Las consecuencias del euro

Las noticias económicas de Alemania son demoledoras: una posible contracción del PIB este año y, si hay suerte, un modesto crecimiento el que viene. Pero eso no es lo peor. El instituto DIW, elaborador de las previsiones, dice además que el mayor riesgo es el de deflación, proceso que no debe tomarse a la ligera, pues ha devastado a la economía japonesa en los últimos 10 años. Las causas de tal marasmo pueden resumirse en una expresión: “mala administración política”; pero bajo tal etiqueta cabe desde: A –una catastrófica unificación (sobre todo monetaria) con Alemania del Este– a B –un tipo de cambio sobrevalorado al entrar en la UME–, pasando por C –unas estructuras cada vez menos competitivas a las que sucesivos gobiernos de derechas e izquierdas han sido incapaces de reformar. Es decir, son varios años de errores encadenados los que han traído la situación actual.

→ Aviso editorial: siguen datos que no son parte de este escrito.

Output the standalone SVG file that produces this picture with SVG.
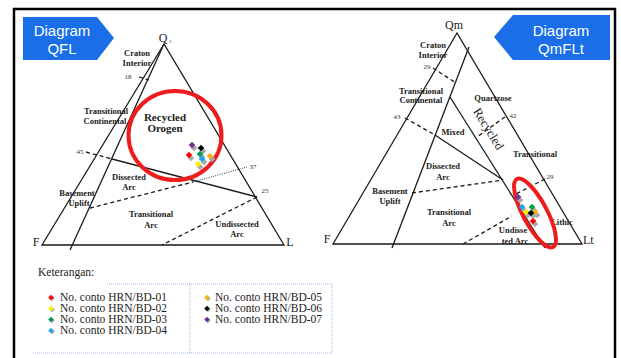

Algunos economistas se sienten tentados a quedarse en C como única causa de los problemas, y por ello recetar como única solución de los mismos un buen programa de reformas institucionales orientadas a restablecer una flexibilidad de mercados. Esto supone reducir todo a un problema de precios relativos y desdeñar el del nivel de precios, que se supone se solucionaría por sí solo vía funcionamiento de los mercados. Pero existen varios y elocuentes ejemplos históricos de que los desajustes en el nivel de precios, sea por inflación, sea por deflación, originan severas distorsiones en los precios relativos, y que la flexibilidad de los mercados no es suficiente para corregirlas, por la sencilla razón de que los mercados de bienes, de trabajo y de capital no se ajustan a la misma velocidad. Si es generalmente admitido que una inflación distorsiona los precios y salarios y la relación acreedores y deudores, ¿por qué no se admite que una deflación puede producir distorsiones de otro signo pero igual o más graves que la inflación?

Tras el excesivamente sobrevalorado cambio al que el marco alemán entró en el euro, puede verse la deflación alemana como un intento de recuperar la perdida competencia internacional; el problema es que esa vía de ajuste es un camino largo, muy costoso y de resultado incierto: genera expectativas acumuladas de futuras bajadas de precios y supone –al contrario que la inflación– una reasignación de riqueza de deudores a acreedores, con las consecuencias que ello conlleva. Una hipotética depreciación de la moneda permitiría un ajuste más rápido y mucho menos doloroso: se alinearían rápidamente precios internos y externos; pero ello lo impide el euro. Naturalmente, esa depreciación cambiaria sólo sería posible mediante una política monetaria expansiva, la cual ayudaría a erradicar las expectativas (de efectos perversos) de caídas en el nivel de precios y a evitar el problema de la reasignación de riqueza de deudores a acreedores. Pero ello tampoco es posible, pues no hay autonomía monetaria.

Por razones que hasta hace pocos años eran inimaginables, Alemania se encuentra en la imposibilidad de recuperar un nivel aceptable de competitividad si no es por la vía de una dolorosa deflación, sin garantía alguna de que esa vía no genere más problemas que soluciones. Alemania tiene, aparte del problema estructural, que nadie discute, un problema monetario, ante el que se encuentra maniatada.